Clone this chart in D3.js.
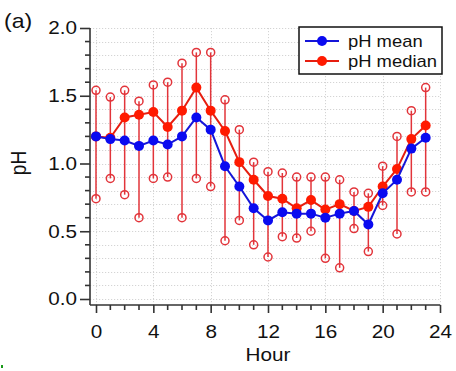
<!DOCTYPE html>
<html>
<head>
<meta charset="utf-8">
<script src="https://cdn.jsdelivr.net/npm/d3@7"></script>
<style>
  html, body { margin: 0; padding: 0; background: #fff; }
  svg { display: block; font-family: "Liberation Sans", Arial, sans-serif; }
</style>
</head>
<body>
<svg id="chart" width="456" height="371"></svg>
<script>
// Diurnal pH profile: hourly mean, median and range whiskers
const hours = d3.range(0, 24);
const phMean   = [1.20, 1.18, 1.17, 1.13, 1.17, 1.14, 1.20, 1.34, 1.25, 0.98, 0.83, 0.67,
                  0.58, 0.64, 0.63, 0.63, 0.60, 0.63, 0.65, 0.55, 0.78, 0.88, 1.11, 1.19];
const phMedian = [1.20, 1.19, 1.34, 1.36, 1.38, 1.27, 1.39, 1.56, 1.39, 1.24, 1.01, 0.88,
                  0.76, 0.74, 0.67, 0.73, 0.66, 0.70, 0.65, 0.68, 0.83, 0.96, 1.18, 1.28];
const phUpper  = [1.54, 1.49, 1.54, 1.46, 1.58, 1.60, 1.74, 1.82, 1.82, 1.47, 1.25, 1.01,
                  0.94, 0.93, 0.90, 0.90, 0.90, 0.88, 0.79, 0.78, 0.98, 1.20, 1.39, 1.56];
const phLower  = [0.74, 0.89, 0.77, 0.60, 0.89, 0.90, 0.60, 0.89, 0.83, 0.43, 0.58, 0.40,
                  0.31, 0.46, 0.45, 0.50, 0.30, 0.23, 0.52, 0.35, 0.69, 0.48, 0.79, 0.79];
const xMajorTicks = [0, 4, 8, 12, 16, 20, 24];
const yMajorTicks = [0.0, 0.5, 1.0, 1.5, 2.0];
const seriesNames = ["pH mean", "pH median"];

const BLUE = "#0a0af0", BLUE_LINE = "#1515d8";
const RED = "#ff1a00", RED_LINE = "#e61e10", WHISKER = "#e2343a";
const AXIS = "#333";
const FONT = '"Liberation Sans", Arial, sans-serif';
const WIDE = 1.15; // horizontal widening of the lettering

const svg = d3.select("#chart");
const x = d3.scaleLinear().domain([0, 24]).range([96, 440]);
const y = d3.scaleLinear().domain([0, 2]).range([299, 28]);
const axisX = 90, axisY = 305;

// widened text placed at (tx, ty)
function label(parent, tx, ty, str, size, anchor) {
  return parent.append("text")
    .attr("transform", `translate(${tx},${ty}) scale(${WIDE},1)`)
    .attr("text-anchor", anchor || "start")
    .style("font-size", size + "px").style("font-family", FONT)
    .attr("fill", "#111").text(str);
}

// grid
const grid = svg.append("g").attr("stroke", "#d4d4d4").attr("stroke-width", 1)
  .attr("stroke-dasharray", "1.2,1.8");
grid.selectAll("line.h").data(d3.range(0, 21).map(i => i / 10)).join("line")
  .attr("x1", axisX).attr("x2", x(24))
  .attr("y1", d => Math.round(y(d)) + 0.5).attr("y2", d => Math.round(y(d)) + 0.5);
grid.selectAll("line.v").data(xMajorTicks).join("line")
  .attr("x1", d => Math.round(x(d)) + 0.5).attr("x2", d => Math.round(x(d)) + 0.5)
  .attr("y1", y(2)).attr("y2", axisY);

// y axis
const yAxis = svg.append("g").attr("transform", `translate(${axisX},0)`)
  .call(d3.axisLeft(y).tickValues(yMajorTicks).tickFormat(d3.format(".1f"))
    .tickSize(10).tickPadding(3));
yAxis.append("g").selectAll("line").data(d3.range(0, 21).map(i => i / 10)
  .filter(v => Math.abs(v * 2 - Math.round(v * 2)) > 1e-6)).join("line")
  .attr("x1", -5).attr("x2", 0).attr("y1", d => y(d)).attr("y2", d => y(d));
yAxis.select(".domain").attr("d", `M0,${y(2)}V${axisY}`);

// x axis
const xAxis = svg.append("g").attr("transform", `translate(0,${axisY})`)
  .call(d3.axisBottom(x).tickValues(xMajorTicks).tickFormat(d3.format("d"))
    .tickSize(8).tickPadding(12));
xAxis.append("g").selectAll("line").data(d3.range(0, 25).filter(h => h % 4 !== 0)).join("line")
  .attr("x1", d => x(d)).attr("x2", d => x(d)).attr("y1", 0).attr("y2", 5);
xAxis.select(".domain").attr("d", `M${axisX},0H${x(24)}`);

[yAxis, xAxis].forEach(a => {
  a.selectAll("path, line").attr("stroke", AXIS).attr("stroke-width", 1.6);
  a.selectAll(".tick text").attr("fill", "#111").style("font-size", "18px").style("font-family", FONT)
    .attr("transform", function () {
      const x0 = +this.getAttribute("x") || 0;
      return `translate(${x0},0) scale(${WIDE},1)`;
    })
    .attr("x", 0);
});

// axis titles and panel tag
label(svg, x(12), 361, "Hour", 18, "middle");
svg.append("text").attr("transform", "translate(26,163) rotate(-90) scale(1,1.12)")
  .attr("text-anchor", "middle").style("font-size", "19px").style("font-family", FONT)
  .attr("fill", "#111").text("pH");
label(svg, 4, 28, "(a)", 20);

// whiskers
const wh = svg.append("g");
wh.selectAll("line").data(hours).join("line")
  .attr("x1", d => x(d)).attr("x2", d => x(d))
  .attr("y1", d => y(phUpper[d])).attr("y2", d => y(phLower[d]))
  .attr("stroke", WHISKER).attr("stroke-width", 1.5);
wh.selectAll("circle").data(hours.flatMap(h => [phUpper[h], phLower[h]].map(v => ({ h, v }))))
  .join("circle")
  .attr("cx", d => x(d.h)).attr("cy", d => y(d.v)).attr("r", 4)
  .attr("fill", "none").attr("stroke", WHISKER).attr("stroke-width", 1.5);

// mean and median lines
const line = vals => d3.line().x((d, i) => x(hours[i])).y(d => y(d))(vals);
function series(vals, lineColor, dotColor) {
  const g = svg.append("g");
  g.append("path").attr("d", line(vals)).attr("fill", "none")
    .attr("stroke", lineColor).attr("stroke-width", 2);
  g.selectAll("circle").data(vals).join("circle")
    .attr("cx", (d, i) => x(hours[i])).attr("cy", d => y(d)).attr("r", 5)
    .attr("fill", dotColor);
}
series(phMedian, RED_LINE, RED);
series(phMean, BLUE_LINE, BLUE);

// legend
const lg = svg.append("g");
lg.append("rect").attr("x", 299).attr("y", 27).attr("width", 143).attr("height", 47)
  .attr("fill", "#fff").attr("stroke", "#111").attr("stroke-width", 1.5);
const legendItems = [
  { name: seriesNames[0], line: BLUE_LINE, dot: BLUE, cy: 41 },
  { name: seriesNames[1], line: RED_LINE, dot: RED, cy: 61 }
];
legendItems.forEach(it => {
  lg.append("line").attr("x1", 305).attr("x2", 339).attr("y1", it.cy).attr("y2", it.cy)
    .attr("stroke", it.line).attr("stroke-width", 2);
  lg.append("circle").attr("cx", 322).attr("cy", it.cy).attr("r", 5).attr("fill", it.dot);
  label(lg, 348, it.cy + 6, it.name, 16);
});

// small green corner mark
svg.append("rect").attr("x", 1).attr("y", 365).attr("width", 2).attr("height", 3).attr("fill", "#1a9a1a");
</script>
</body>
</html>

- _Requirement_
Without including any picture, repeat the data exactly.

- _Task answer_
Clone this chart in D3.js.
<!DOCTYPE html>
<html>
<head>
<meta charset="utf-8">
<script src="https://cdn.jsdelivr.net/npm/d3@7"></script>
<style>
  html, body { margin: 0; padding: 0; background: #fff; }
  svg { display: block; font-family: "Liberation Sans", Arial, sans-serif; }
</style>
</head>
<body>
<svg id="chart" width="456" height="371"></svg>
<script>
// Diurnal pH profile: hourly mean, median and range whiskers
const hours = d3.range(0, 24);
const phMean   = [1.20, 1.18, 1.17, 1.13, 1.17, 1.14, 1.20, 1.34, 1.25, 0.98, 0.83, 0.67,
                  0.58, 0.64, 0.63, 0.63, 0.60, 0.63, 0.65, 0.55, 0.78, 0.88, 1.11, 1.19];
const phMedian = [1.20, 1.19, 1.34, 1.36, 1.38, 1.27, 1.39, 1.56, 1.39, 1.24, 1.01, 0.88,
                  0.76, 0.74, 0.67, 0.73, 0.66, 0.70, 0.65, 0.68, 0.83, 0.96, 1.18, 1.28];
const phUpper  = [1.54, 1.49, 1.54, 1.46, 1.58, 1.60, 1.74, 1.82, 1.82, 1.47, 1.25, 1.01,
                  0.94, 0.93, 0.90, 0.90, 0.90, 0.88, 0.79, 0.78, 0.98, 1.20, 1.39, 1.56];
const phLower  = [0.74, 0.89, 0.77, 0.60, 0.89, 0.90, 0.60, 0.89, 0.83, 0.43, 0.58, 0.40,
                  0.31, 0.46, 0.45, 0.50, 0.30, 0.23, 0.52, 0.35, 0.69, 0.48, 0.79, 0.79];
const xMajorTicks = [0, 4, 8, 12, 16, 20, 24];
const yMajorTicks = [0.0, 0.5, 1.0, 1.5, 2.0];
const seriesNames = ["pH mean", "pH median"];

const BLUE = "#0a0af0", BLUE_LINE = "#1515d8";
const RED = "#ff1a00", RED_LINE = "#e61e10", WHISKER = "#e2343a";
const AXIS = "#333";
const FONT = '"Liberation Sans", Arial, sans-serif';
const WIDE = 1.15; // horizontal widening of the lettering

const svg = d3.select("#chart");
const x = d3.scaleLinear().domain([0, 24]).range([96, 440]);
const y = d3.scaleLinear().domain([0, 2]).range([299, 28]);
const axisX = 90, axisY = 305;

// widened text placed at (tx, ty)
function label(parent, tx, ty, str, size, anchor) {
  return parent.append("text")
    .attr("transform", `translate(${tx},${ty}) scale(${WIDE},1)`)
    .attr("text-anchor", anchor || "start")
    .style("font-size", size + "px").style("font-family", FONT)
    .attr("fill", "#111").text(str);
}

// grid
const grid = svg.append("g").attr("stroke", "#d4d4d4").attr("stroke-width", 1)
  .attr("stroke-dasharray", "1.2,1.8");
grid.selectAll("line.h").data(d3.range(0, 21).map(i => i / 10)).join("line")
  .attr("x1", axisX).attr("x2", x(24))
  .attr("y1", d => Math.round(y(d)) + 0.5).attr("y2", d => Math.round(y(d)) + 0.5);
grid.selectAll("line.v").data(xMajorTicks).join("line")
  .attr("x1", d => Math.round(x(d)) + 0.5).attr("x2", d => Math.round(x(d)) + 0.5)
  .attr("y1", y(2)).attr("y2", axisY);

// y axis
const yAxis = svg.append("g").attr("transform", `translate(${axisX},0)`)
  .call(d3.axisLeft(y).tickValues(yMajorTicks).tickFormat(d3.format(".1f"))
    .tickSize(10).tickPadding(3));
yAxis.append("g").selectAll("line").data(d3.range(0, 21).map(i => i / 10)
  .filter(v => Math.abs(v * 2 - Math.round(v * 2)) > 1e-6)).join("line")
  .attr("x1", -5).attr("x2", 0).attr("y1", d => y(d)).attr("y2", d => y(d));
yAxis.select(".domain").attr("d", `M0,${y(2)}V${axisY}`);

// x axis
const xAxis = svg.append("g").attr("transform", `translate(0,${axisY})`)
  .call(d3.axisBottom(x).tickValues(xMajorTicks).tickFormat(d3.format("d"))
    .tickSize(8).tickPadding(12));
xAxis.append("g").selectAll("line").data(d3.range(0, 25).filter(h => h % 4 !== 0)).join("line")
  .attr("x1", d => x(d)).attr("x2", d => x(d)).attr("y1", 0).attr("y2", 5);
xAxis.select(".domain").attr("d", `M${axisX},0H${x(24)}`);

[yAxis, xAxis].forEach(a => {
  a.selectAll("path, line").attr("stroke", AXIS).attr("stroke-width", 1.6);
  a.selectAll(".tick text").attr("fill", "#111").style("font-size", "18px").style("font-family", FONT)
    .attr("transform", function () {
      const x0 = +this.getAttribute("x") || 0;
      return `translate(${x0},0) scale(${WIDE},1)`;
    })
    .attr("x", 0);
});

// axis titles and panel tag
label(svg, x(12), 361, "Hour", 18, "middle");
svg.append("text").attr("transform", "translate(26,163) rotate(-90) scale(1,1.12)")
  .attr("text-anchor", "middle").style("font-size", "19px").style("font-family", FONT)
  .attr("fill", "#111").text("pH");
label(svg, 4, 28, "(a)", 20);

// whiskers
const wh = svg.append("g");
wh.selectAll("line").data(hours).join("line")
  .attr("x1", d => x(d)).attr("x2", d => x(d))
  .attr("y1", d => y(phUpper[d])).attr("y2", d => y(phLower[d]))
  .attr("stroke", WHISKER).attr("stroke-width", 1.5);
wh.selectAll("circle").data(hours.flatMap(h => [phUpper[h], phLower[h]].map(v => ({ h, v }))))
  .join("circle")
  .attr("cx", d => x(d.h)).attr("cy", d => y(d.v)).attr("r", 4)
  .attr("fill", "none").attr("stroke", WHISKER).attr("stroke-width", 1.5);

// mean and median lines
const line = vals => d3.line().x((d, i) => x(hours[i])).y(d => y(d))(vals);
function series(vals, lineColor, dotColor) {
  const g = svg.append("g");
  g.append("path").attr("d", line(vals)).attr("fill", "none")
    .attr("stroke", lineColor).attr("stroke-width", 2);
  g.selectAll("circle").data(vals).join("circle")
    .attr("cx", (d, i) => x(hours[i])).attr("cy", d => y(d)).attr("r", 5)
    .attr("fill", dotColor);
}
series(phMedian, RED_LINE, RED);
series(phMean, BLUE_LINE, BLUE);

// legend
const lg = svg.append("g");
lg.append("rect").attr("x", 299).attr("y", 27).attr("width", 143).attr("height", 47)
  .attr("fill", "#fff").attr("stroke", "#111").attr("stroke-width", 1.5);
const legendItems = [
  { name: seriesNames[0], line: BLUE_LINE, dot: BLUE, cy: 41 },
  { name: seriesNames[1], line: RED_LINE, dot: RED, cy: 61 }
];
legendItems.forEach(it => {
  lg.append("line").attr("x1", 305).attr("x2", 339).attr("y1", it.cy).attr("y2", it.cy)
    .attr("stroke", it.line).attr("stroke-width", 2);
  lg.append("circle").attr("cx", 322).attr("cy", it.cy).attr("r", 5).attr("fill", it.dot);
  label(lg, 348, it.cy + 6, it.name, 16);
});

// small green corner mark
svg.append("rect").attr("x", 1).attr("y", 365).attr("width", 2).attr("height", 3).attr("fill", "#1a9a1a");
</script>
</body>
</html>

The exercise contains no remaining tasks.